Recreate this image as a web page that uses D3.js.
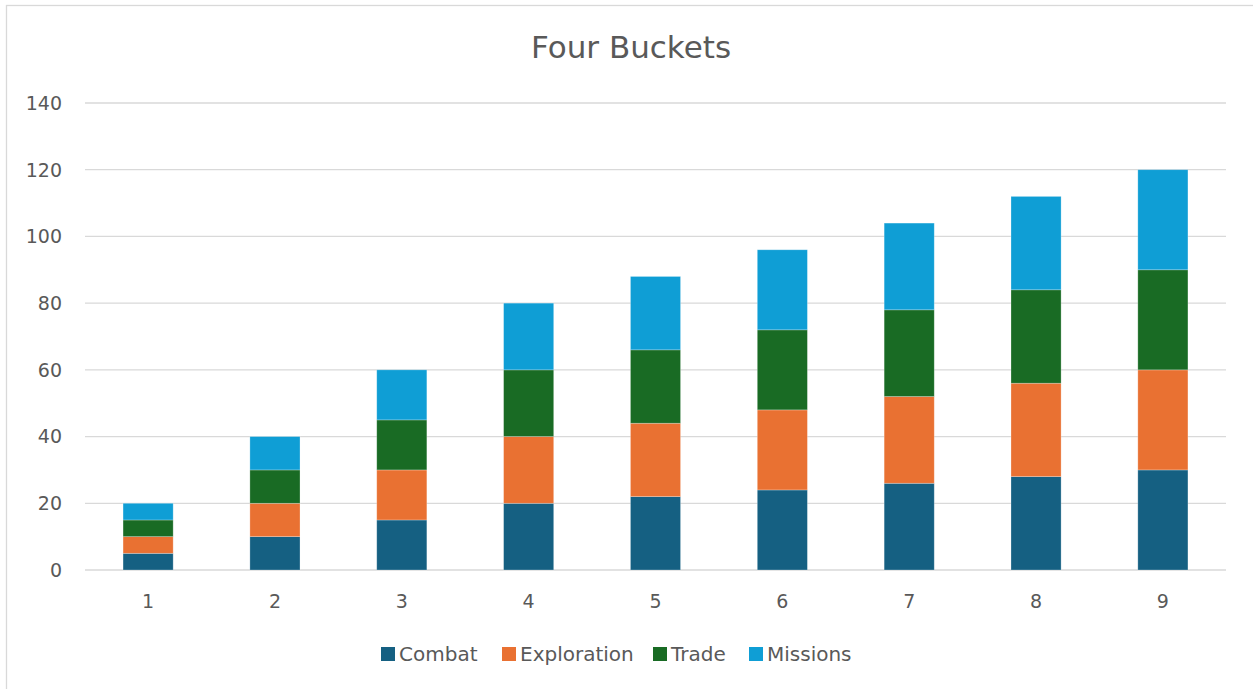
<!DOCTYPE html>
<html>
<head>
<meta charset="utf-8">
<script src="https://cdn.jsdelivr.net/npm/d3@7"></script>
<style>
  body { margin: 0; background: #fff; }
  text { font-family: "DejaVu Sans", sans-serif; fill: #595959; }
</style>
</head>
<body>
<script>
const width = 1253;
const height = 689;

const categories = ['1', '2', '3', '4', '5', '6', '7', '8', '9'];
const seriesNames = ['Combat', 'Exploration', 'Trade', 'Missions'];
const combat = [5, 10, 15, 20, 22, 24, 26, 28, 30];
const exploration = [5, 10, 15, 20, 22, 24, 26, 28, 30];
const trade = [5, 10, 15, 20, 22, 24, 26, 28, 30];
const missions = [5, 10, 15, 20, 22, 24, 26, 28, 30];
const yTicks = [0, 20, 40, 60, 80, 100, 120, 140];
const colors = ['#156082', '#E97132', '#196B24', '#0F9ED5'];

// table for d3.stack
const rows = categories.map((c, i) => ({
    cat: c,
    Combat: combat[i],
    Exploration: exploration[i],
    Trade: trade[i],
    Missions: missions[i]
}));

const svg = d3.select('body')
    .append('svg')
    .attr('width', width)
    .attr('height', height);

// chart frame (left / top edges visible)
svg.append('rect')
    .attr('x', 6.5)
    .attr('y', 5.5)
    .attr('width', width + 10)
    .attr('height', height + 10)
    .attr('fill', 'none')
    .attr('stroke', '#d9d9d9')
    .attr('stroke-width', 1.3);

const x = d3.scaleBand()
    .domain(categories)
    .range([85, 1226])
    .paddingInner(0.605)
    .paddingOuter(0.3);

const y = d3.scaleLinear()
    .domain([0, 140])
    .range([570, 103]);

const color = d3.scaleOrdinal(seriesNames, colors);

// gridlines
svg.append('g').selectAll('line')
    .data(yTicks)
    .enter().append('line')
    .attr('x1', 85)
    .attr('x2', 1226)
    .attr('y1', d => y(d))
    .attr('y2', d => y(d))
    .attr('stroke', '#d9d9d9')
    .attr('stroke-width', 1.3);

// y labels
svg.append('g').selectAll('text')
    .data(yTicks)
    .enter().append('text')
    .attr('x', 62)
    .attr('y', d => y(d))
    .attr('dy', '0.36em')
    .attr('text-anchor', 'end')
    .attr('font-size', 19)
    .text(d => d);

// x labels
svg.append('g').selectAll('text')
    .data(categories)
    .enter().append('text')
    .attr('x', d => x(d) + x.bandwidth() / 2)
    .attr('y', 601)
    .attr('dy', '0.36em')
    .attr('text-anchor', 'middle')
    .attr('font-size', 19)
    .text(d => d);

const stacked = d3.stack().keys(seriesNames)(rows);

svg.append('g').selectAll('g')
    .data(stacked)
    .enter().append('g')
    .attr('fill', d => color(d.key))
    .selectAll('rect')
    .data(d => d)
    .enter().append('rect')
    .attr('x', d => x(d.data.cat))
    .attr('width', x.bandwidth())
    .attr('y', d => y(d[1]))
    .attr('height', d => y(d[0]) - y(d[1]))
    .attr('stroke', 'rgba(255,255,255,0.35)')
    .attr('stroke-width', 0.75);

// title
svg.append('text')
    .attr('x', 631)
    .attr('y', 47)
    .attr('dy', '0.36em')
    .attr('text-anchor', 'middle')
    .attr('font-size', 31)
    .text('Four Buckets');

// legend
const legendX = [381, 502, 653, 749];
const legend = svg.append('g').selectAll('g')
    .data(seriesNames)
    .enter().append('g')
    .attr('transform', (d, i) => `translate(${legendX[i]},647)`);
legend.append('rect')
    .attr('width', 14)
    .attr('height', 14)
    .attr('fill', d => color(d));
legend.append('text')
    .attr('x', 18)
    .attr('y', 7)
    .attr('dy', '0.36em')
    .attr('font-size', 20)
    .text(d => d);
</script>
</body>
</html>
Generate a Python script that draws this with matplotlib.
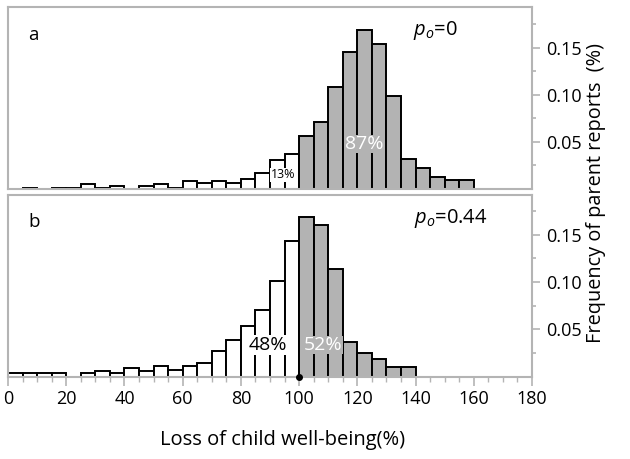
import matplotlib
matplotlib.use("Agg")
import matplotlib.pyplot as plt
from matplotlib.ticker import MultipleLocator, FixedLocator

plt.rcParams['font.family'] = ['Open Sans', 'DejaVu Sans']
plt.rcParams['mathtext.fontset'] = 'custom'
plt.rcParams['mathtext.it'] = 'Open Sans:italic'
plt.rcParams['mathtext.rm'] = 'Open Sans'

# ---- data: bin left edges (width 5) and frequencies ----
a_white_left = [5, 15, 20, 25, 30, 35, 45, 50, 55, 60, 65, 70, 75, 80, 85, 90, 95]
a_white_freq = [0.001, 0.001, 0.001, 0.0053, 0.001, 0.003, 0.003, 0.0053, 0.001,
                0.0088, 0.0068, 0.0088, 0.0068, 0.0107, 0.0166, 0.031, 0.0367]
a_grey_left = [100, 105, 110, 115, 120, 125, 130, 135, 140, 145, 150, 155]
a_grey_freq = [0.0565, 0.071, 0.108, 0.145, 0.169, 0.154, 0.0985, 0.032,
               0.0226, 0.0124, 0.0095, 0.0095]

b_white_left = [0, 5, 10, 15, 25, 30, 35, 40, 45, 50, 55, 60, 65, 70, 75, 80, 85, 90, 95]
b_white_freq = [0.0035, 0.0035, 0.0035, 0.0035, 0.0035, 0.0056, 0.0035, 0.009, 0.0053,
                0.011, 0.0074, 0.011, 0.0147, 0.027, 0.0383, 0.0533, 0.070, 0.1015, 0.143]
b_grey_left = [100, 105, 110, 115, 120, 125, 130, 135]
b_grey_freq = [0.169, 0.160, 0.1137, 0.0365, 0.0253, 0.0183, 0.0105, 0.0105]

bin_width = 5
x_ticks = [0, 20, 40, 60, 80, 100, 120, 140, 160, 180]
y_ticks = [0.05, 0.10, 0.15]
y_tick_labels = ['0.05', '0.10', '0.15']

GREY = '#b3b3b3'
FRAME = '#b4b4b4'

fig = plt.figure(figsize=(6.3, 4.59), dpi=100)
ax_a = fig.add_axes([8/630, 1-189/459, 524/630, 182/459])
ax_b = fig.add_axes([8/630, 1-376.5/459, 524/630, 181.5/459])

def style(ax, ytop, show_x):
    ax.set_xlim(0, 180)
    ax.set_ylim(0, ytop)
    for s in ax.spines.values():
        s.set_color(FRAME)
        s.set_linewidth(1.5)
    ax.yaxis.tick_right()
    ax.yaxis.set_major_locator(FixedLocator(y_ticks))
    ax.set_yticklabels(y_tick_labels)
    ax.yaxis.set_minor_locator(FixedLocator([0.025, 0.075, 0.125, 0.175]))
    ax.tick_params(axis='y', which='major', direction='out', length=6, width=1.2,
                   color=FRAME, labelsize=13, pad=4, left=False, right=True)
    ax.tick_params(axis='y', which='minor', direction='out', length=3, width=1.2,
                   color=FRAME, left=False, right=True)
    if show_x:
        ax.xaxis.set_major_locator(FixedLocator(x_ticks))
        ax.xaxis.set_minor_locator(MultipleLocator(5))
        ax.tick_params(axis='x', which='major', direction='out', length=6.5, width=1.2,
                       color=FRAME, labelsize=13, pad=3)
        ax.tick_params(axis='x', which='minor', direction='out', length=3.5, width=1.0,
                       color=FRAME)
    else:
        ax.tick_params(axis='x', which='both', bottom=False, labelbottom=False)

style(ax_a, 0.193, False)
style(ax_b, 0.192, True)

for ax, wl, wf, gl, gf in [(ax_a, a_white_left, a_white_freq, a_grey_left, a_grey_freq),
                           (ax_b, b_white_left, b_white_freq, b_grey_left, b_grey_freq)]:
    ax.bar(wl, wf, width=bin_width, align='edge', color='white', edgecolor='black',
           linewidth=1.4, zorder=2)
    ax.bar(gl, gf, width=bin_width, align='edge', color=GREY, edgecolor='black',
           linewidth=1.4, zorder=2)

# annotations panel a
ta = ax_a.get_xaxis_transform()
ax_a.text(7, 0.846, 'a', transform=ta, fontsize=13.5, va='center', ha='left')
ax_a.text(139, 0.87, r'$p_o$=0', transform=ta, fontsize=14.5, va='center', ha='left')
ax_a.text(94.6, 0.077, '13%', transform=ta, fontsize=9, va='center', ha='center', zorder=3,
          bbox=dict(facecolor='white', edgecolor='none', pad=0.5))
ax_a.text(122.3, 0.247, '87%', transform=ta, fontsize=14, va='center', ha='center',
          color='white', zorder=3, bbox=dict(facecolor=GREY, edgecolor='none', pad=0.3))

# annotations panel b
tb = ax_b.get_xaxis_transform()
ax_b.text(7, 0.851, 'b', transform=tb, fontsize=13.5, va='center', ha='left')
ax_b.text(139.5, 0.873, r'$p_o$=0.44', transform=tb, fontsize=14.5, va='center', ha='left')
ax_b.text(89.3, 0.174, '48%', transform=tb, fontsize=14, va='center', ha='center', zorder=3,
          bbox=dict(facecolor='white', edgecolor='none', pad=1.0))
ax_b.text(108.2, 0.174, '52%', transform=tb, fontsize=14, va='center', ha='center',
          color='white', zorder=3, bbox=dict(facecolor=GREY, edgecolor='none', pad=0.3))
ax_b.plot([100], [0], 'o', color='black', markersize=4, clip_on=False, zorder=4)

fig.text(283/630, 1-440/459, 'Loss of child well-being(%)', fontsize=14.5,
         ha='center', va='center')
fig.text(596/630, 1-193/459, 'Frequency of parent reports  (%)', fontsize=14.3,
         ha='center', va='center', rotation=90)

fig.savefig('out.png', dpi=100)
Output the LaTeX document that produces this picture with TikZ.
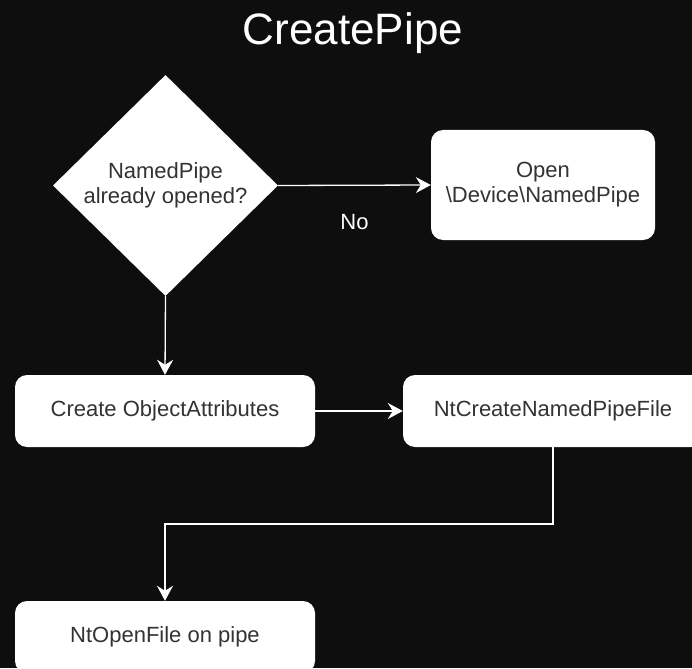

◆ Task: Without any pictures, reproduce the lines from the first one in the material through the line that has "const height = 689;", exactly as they appear.

◆ Result of the exercise:
Recreate this image as a web page that uses D3.js.
<!DOCTYPE html>
<html>
<head>
<meta charset="utf-8">
<script src="https://cdn.jsdelivr.net/npm/d3@7"></script>
<style>
  body { margin: 0; background: #fff; }
  text { font-family: "DejaVu Sans", sans-serif; fill: #595959; }
</style>
</head>
<body>
<script>
const width = 1253;
const height = 689;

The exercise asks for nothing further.